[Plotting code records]
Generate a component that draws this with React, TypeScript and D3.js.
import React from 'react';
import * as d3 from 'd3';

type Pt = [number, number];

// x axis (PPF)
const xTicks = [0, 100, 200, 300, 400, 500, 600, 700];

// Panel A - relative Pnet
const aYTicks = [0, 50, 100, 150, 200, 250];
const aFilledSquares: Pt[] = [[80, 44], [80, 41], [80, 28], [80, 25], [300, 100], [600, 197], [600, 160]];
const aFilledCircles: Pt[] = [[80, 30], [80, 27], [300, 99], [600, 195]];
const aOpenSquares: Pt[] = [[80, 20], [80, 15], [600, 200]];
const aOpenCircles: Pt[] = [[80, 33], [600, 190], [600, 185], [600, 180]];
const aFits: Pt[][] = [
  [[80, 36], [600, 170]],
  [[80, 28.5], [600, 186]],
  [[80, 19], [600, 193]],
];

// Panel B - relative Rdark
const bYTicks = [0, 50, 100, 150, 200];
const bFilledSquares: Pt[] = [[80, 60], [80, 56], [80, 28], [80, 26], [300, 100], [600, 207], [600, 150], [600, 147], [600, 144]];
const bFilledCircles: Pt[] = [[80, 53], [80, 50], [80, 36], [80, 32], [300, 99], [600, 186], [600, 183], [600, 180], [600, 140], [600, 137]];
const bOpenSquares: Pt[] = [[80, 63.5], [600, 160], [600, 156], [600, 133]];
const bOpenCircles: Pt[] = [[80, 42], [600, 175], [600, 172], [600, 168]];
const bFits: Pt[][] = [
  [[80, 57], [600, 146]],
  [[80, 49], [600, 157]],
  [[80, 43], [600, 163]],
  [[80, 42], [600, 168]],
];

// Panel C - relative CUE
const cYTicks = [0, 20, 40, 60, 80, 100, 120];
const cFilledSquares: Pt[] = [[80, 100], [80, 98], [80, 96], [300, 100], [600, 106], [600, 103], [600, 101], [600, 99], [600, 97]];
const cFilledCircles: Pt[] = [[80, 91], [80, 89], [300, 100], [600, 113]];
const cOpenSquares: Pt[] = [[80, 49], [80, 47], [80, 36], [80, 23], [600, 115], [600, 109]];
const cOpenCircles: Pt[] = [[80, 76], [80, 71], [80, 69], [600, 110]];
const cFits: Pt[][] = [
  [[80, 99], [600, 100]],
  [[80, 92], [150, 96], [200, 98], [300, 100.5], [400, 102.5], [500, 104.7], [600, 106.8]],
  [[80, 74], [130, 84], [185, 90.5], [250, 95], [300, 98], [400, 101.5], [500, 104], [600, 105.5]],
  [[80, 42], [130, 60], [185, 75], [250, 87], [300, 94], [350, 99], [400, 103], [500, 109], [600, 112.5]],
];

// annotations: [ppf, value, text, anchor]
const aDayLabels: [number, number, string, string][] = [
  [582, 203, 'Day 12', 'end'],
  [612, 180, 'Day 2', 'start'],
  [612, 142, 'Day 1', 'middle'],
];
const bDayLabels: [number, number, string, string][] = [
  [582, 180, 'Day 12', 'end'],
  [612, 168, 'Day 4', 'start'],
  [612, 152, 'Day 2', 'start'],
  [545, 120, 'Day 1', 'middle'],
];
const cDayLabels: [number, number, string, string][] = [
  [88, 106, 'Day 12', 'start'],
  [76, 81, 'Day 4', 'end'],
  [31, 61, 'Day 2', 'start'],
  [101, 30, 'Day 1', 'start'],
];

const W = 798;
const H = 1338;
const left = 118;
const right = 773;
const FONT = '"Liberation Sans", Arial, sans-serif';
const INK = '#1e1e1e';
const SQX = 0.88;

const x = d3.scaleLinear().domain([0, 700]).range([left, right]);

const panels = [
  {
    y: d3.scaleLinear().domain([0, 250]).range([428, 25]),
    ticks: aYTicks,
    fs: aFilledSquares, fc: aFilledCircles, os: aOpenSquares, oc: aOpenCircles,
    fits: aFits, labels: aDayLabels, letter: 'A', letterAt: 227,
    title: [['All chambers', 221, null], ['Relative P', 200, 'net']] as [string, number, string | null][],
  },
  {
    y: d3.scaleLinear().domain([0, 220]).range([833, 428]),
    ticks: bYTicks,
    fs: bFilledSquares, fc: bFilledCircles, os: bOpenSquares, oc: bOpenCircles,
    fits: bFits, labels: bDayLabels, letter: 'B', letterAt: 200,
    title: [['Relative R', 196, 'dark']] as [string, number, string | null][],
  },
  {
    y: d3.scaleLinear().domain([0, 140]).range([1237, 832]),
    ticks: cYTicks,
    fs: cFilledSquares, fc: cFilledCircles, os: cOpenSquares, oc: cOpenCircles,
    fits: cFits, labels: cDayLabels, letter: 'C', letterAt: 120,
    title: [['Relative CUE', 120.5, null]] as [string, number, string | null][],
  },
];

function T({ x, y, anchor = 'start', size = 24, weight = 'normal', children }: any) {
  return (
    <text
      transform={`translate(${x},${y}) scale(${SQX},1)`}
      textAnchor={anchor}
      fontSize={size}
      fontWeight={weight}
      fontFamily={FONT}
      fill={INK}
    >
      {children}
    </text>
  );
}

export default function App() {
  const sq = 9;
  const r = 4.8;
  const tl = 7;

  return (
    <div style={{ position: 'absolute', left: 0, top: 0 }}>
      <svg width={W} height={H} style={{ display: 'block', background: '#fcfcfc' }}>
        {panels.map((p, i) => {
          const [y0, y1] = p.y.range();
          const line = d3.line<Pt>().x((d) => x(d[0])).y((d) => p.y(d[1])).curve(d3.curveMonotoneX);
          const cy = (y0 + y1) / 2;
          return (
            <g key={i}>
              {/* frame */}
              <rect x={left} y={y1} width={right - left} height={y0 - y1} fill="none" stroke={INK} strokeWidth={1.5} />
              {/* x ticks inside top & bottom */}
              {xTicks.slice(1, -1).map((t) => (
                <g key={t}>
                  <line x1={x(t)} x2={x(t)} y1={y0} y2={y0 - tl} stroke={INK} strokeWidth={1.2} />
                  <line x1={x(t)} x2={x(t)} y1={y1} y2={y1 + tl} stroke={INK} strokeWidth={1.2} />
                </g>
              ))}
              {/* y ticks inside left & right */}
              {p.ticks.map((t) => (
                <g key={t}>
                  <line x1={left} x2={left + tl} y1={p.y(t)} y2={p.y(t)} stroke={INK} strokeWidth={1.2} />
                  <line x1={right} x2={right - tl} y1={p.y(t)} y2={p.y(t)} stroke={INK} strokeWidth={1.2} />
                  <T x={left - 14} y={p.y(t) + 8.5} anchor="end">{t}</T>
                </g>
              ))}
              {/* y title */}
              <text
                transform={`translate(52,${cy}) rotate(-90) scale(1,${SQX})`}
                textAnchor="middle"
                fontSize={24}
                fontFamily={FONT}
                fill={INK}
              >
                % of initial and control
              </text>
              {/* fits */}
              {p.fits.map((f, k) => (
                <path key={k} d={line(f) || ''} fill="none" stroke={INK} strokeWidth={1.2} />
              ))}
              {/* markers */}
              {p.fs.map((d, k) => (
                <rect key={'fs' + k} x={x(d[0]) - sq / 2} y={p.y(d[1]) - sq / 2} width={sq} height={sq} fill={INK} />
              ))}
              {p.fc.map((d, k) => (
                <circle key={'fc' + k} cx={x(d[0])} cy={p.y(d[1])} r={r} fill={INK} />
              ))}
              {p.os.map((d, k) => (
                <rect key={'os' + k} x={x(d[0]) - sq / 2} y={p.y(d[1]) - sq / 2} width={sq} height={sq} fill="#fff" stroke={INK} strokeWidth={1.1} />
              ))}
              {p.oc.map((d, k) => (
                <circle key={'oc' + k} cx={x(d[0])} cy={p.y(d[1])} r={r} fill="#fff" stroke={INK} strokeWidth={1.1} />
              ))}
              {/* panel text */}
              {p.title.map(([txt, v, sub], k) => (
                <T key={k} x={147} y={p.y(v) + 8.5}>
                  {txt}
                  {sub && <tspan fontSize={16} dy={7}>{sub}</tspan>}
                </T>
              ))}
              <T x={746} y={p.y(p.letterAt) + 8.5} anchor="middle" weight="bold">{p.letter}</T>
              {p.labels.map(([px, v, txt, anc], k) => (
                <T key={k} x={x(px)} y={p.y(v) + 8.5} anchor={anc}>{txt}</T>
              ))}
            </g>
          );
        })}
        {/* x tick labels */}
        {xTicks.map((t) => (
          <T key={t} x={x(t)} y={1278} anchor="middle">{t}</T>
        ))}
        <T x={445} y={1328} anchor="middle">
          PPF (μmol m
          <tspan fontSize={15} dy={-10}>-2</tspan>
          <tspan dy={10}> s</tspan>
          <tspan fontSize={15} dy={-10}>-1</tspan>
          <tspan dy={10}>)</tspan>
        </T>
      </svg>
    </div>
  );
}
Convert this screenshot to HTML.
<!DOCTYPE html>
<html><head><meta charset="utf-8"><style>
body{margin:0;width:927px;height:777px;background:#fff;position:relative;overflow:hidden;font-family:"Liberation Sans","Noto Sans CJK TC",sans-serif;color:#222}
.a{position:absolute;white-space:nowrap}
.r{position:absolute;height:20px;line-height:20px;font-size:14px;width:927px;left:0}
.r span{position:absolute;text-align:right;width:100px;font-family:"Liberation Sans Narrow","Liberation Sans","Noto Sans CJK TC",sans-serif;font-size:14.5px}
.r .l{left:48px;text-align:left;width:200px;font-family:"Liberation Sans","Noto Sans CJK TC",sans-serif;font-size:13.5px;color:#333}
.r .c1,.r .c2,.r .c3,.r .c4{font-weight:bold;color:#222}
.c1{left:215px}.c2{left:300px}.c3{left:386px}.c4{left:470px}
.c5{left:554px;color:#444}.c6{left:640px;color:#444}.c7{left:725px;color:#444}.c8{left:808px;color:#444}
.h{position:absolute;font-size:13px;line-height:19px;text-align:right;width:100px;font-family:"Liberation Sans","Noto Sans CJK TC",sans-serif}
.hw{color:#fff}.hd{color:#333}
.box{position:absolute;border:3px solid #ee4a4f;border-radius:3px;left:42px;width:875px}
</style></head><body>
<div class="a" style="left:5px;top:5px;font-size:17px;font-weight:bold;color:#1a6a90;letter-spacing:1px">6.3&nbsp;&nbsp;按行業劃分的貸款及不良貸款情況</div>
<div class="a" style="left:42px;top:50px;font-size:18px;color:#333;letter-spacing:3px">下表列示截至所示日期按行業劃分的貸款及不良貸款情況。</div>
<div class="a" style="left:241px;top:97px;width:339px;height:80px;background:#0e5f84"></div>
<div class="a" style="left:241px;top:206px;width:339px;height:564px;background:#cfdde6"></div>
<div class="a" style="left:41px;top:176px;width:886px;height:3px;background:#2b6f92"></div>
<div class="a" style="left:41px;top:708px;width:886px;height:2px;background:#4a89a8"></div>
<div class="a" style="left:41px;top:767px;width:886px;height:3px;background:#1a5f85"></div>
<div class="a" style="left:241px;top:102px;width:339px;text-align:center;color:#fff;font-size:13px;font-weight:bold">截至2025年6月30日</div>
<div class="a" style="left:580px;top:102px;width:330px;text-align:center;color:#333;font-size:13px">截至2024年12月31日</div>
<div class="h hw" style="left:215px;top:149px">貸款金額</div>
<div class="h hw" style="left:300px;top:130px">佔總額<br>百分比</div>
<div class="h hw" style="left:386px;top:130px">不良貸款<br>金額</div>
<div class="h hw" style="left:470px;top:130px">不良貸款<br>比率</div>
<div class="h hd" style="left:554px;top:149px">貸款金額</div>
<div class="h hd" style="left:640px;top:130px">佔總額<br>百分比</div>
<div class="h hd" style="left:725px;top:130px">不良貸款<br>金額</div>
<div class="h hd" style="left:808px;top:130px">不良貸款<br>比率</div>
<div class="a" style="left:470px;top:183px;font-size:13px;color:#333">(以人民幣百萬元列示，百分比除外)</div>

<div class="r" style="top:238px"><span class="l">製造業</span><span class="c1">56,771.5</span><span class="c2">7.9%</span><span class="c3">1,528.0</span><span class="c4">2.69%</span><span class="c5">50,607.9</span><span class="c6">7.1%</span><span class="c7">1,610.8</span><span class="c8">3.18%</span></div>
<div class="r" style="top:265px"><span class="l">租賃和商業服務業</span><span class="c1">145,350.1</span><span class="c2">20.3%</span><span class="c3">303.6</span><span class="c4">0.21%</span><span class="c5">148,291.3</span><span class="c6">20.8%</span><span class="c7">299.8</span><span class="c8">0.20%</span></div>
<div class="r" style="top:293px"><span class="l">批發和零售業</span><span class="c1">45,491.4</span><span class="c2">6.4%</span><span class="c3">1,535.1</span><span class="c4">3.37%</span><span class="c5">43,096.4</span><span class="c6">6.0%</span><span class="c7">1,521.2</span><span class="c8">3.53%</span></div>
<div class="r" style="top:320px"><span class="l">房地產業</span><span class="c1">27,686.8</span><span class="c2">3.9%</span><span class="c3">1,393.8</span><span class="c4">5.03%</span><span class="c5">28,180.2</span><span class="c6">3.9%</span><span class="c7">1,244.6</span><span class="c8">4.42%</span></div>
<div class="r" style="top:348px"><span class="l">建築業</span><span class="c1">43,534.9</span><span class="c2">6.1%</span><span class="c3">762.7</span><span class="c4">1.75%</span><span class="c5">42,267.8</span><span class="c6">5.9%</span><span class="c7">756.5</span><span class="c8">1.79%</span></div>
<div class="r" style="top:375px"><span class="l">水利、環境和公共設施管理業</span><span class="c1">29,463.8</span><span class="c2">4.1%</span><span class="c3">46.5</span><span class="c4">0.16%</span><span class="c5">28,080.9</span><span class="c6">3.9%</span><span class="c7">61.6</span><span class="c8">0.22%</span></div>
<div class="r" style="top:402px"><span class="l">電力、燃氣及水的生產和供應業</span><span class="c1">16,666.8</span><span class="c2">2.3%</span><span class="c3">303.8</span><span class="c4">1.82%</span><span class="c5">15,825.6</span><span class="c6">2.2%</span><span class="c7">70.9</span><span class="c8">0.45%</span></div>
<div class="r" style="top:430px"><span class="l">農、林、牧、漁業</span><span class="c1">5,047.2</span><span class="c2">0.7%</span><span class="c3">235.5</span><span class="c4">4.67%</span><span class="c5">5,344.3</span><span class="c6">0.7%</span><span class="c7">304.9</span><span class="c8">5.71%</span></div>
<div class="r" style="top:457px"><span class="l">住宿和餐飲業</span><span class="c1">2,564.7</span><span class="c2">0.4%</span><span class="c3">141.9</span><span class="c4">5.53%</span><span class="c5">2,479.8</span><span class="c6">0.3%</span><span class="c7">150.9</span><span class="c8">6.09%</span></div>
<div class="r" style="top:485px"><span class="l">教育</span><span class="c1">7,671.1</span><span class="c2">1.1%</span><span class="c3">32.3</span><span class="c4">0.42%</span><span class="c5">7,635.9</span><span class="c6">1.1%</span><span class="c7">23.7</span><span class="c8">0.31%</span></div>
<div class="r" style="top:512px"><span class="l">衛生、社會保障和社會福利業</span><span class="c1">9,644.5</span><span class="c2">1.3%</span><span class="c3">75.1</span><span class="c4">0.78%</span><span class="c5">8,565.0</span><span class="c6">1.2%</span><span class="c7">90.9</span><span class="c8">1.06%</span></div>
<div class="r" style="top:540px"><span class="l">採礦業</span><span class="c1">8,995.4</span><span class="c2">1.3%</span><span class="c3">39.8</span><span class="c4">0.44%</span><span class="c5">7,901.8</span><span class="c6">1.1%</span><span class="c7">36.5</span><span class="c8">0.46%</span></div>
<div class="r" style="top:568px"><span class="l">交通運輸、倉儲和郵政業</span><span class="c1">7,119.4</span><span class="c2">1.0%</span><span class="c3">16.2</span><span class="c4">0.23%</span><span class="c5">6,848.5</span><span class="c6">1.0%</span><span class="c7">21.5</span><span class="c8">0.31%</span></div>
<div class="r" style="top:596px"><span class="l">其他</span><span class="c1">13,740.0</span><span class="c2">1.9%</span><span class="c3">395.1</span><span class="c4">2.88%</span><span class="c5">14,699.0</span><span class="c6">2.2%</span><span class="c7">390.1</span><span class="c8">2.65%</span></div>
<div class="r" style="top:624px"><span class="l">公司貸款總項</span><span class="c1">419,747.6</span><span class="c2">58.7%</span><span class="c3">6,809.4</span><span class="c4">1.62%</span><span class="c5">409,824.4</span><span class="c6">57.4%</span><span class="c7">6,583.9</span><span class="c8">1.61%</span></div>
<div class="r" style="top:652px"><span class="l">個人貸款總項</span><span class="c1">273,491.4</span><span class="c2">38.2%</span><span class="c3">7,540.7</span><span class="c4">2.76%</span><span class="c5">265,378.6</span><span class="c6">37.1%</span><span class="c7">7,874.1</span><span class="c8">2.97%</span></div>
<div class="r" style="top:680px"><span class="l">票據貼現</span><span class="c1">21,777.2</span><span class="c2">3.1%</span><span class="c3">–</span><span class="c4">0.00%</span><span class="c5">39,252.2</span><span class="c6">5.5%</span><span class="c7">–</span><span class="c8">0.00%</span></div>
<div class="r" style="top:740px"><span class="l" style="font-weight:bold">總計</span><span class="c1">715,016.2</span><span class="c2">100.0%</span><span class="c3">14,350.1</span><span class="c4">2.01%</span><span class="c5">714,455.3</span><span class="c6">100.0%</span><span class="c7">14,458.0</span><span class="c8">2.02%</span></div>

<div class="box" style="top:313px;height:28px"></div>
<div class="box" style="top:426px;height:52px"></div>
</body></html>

TASK PROMPT =>
Only the lines from the beginning of the material above through the line with "const xTicks = [0, 100, 200, 300, 400, 500, 600, 700];" are wanted; extract them exactly.

RESPONSE TO THIS EXERCISE =>
Generate a component that draws this with React, TypeScript and D3.js.
import React from 'react';
import * as d3 from 'd3';

type Pt = [number, number];

// x axis (PPF)
const xTicks = [0, 100, 200, 300, 400, 500, 600, 700];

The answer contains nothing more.